Anyone hoping to sum up President George W. Bush's final State of the Union address in one sentence might turn to Stephen Sondheim's great song from the stage hit "Follies": "I'm Still Here."
Bush did what lame-duck presidents usually do: He reminded the country that as commander-in-chief and chief executive for another 12 months, he is still relevant.
The president's task is not easy when only about a third of the nation believes he is doing a good job and when most people are focused on the candidates to succeed him.. But Bush gave it his best shot, saying, "We have unfinished business before us, and the American people expect us to get it done."
Bush's relevance is underscored by the concern Americans have shown over disheartening economic news in recent months.
They are looking for action, not only from him but from Congress.
Addressing the nation in a week when Democrats and Republicans on Capitol Hill are thrashing out an economic stimulus package, the president said, "The actions of the 110th Congress will affect the security and prosperity of our nation long after this session has ended."
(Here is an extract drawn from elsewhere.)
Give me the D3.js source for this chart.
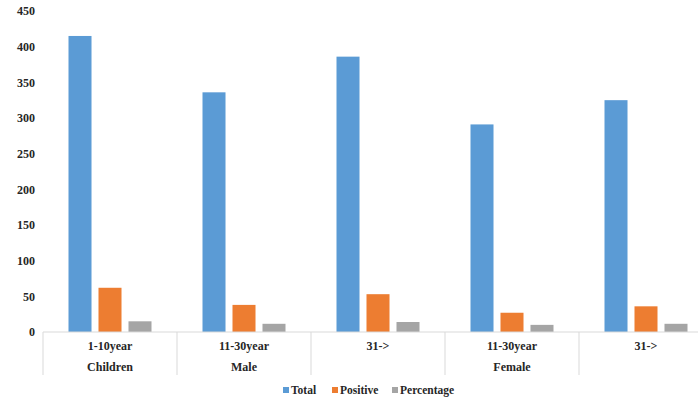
<!DOCTYPE html>
<html><head><meta charset="utf-8">
<script src="https://cdn.jsdelivr.net/npm/d3@7"></script>
<style>body{margin:0;background:#fff}svg{display:block}</style>
</head><body><svg id="c" width="698" height="401"></svg>
<script>
const categories = ["1-10year","11-30year","31->","11-30year","31->"];
const groups = ["Children","Male","","Female",""];
const seriesNames = ["Total","Positive","Percentage"];
const totalVals = [415,336,386,291,325];
const positiveVals = [62,38,53,27,36];
const percentVals = [15,11.5,14,10,11.5];
const yTicks = [0,50,100,150,200,250,300,350,400,450];
const colors = ["#5B9BD5","#ED7D31","#A5A5A5"];

const svg = d3.select("#c");
const series = [totalVals, positiveVals, percentVals];
const idx = categories.map((d,i)=>i);
const x = d3.scaleBand().domain(idx).range([43,713]).paddingInner(0).paddingOuter(0);
const xs = d3.scaleBand().domain(d3.range(3)).range([0,x.bandwidth()]).paddingInner(0.233).paddingOuter(0.85);
const y = d3.scaleLinear().domain([0,450]).range([332,11]);

function txt(sel, size){
  return sel.style("font-family","'Liberation Serif', 'Times New Roman', serif","important")
    .style("font-weight","700","important").style("font-size",size+"px","important")
    .style("fill","#262626");
}

// y tick labels
txt(svg.append("g").selectAll("text").data(yTicks).join("text"),12)
  .attr("x",35).attr("y",d=>y(d)).attr("dy","0.35em").attr("text-anchor","end")
  .text(d=>d);

// bars
const g = svg.append("g");
series.forEach((vals,s)=>{
  g.selectAll(".b"+s).data(vals).join("rect")
    .attr("x",(d,i)=>x(i)+xs(s)).attr("width",xs.bandwidth())
    .attr("y",d=>y(d)).attr("height",d=>y(0)-y(d)).attr("fill",colors[s]);
});

// axis line and dividers
svg.append("line").attr("x1",43).attr("x2",698).attr("y1",y(0)).attr("y2",y(0)).attr("stroke","#d9d9d9").attr("stroke-width",1);
svg.append("g").selectAll("line").data(idx.concat([idx.length])).join("line")
  .attr("x1",d=>d<idx.length?x(d):x(idx.length-1)+x.bandwidth())
  .attr("x2",d=>d<idx.length?x(d):x(idx.length-1)+x.bandwidth())
  .attr("y1",y(0)).attr("y2",375).attr("stroke","#d9d9d9");

txt(svg.append("g").selectAll("text").data(categories).join("text"),12)
  .attr("x",(d,i)=>x(i)+x.bandwidth()/2).attr("y",346).attr("dy","0.35em")
  .attr("text-anchor","middle").text(d=>d);
txt(svg.append("g").selectAll("text").data(groups).join("text"),12)
  .attr("x",(d,i)=>x(i)+x.bandwidth()/2).attr("y",367).attr("dy","0.35em")
  .attr("text-anchor","middle").text(d=>d);

// legend
const legX = [283,332,392];
const lg = svg.append("g");
seriesNames.forEach((n,i)=>{
  lg.append("rect").attr("x",legX[i]).attr("y",387).attr("width",6).attr("height",6).attr("fill",colors[i]);
  txt(lg.append("text"),11.5).attr("x",legX[i]+8).attr("y",390).attr("dy","0.35em").text(n);
});
</script></body></html>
Noting the difficulty of getting anything major accomplished in an election year, Bush added, "let us show our fellow Americans that we recognize our responsibilities and are determined to meet them. And let us show that Republicans and Democrats can compete for votes and cooperate for results at the same time."
Bush has emphasized for months that he believes the current economic troubles were only temporary, and he sounded that theme again tonight: "Our economy is undergoing a period of uncertainty. And at kitchen tables across our country, there is concern about our economic future. In the long run, Americans can be confident about our economic growth."
While acknowledging a governmental role in pumping up the economy, Bush touted his conservative principles by emphasizing there is also the need for Americans to help themselves: "To build a prosperous future, we must trust people with their own money and empower them to grow the economy."
No one who has followed his career will doubt that he was showing his preference for tax cuts and rebates over government works programs advocated by some Democrats.
The president also warned the Senate not to make changes in the stimulus agreement he reached last week with House Democrats: "The temptation will be to load up the bill. That would delay it or derail it, and neither option is acceptable."
Senate Democrats want to expand unemployment benefits beyond what Bush regards as acceptable.
Despite those differences, Democrats applauded when he spoke of the need to pass the stimulus bill quickly.
He also got a laugh from them when he spoke of his opposition to higher taxes: "Some in Washington argue that letting tax relief expire is not a tax increase. … Others have said they would personally be happy to pay higher taxes. I welcome their enthusiasm, and I am pleased to report that the IRS accepts both checks and money orders."
He also fired a broadside at congressional spending measures pushed by Republicans as well as Democrats, earmarks aimed at helping a particular state, district or special interest, and stuffed into appropriations bills often at the last minute and without full congressional scrutiny: "The people's trust in their government is undermined by congressional earmarks."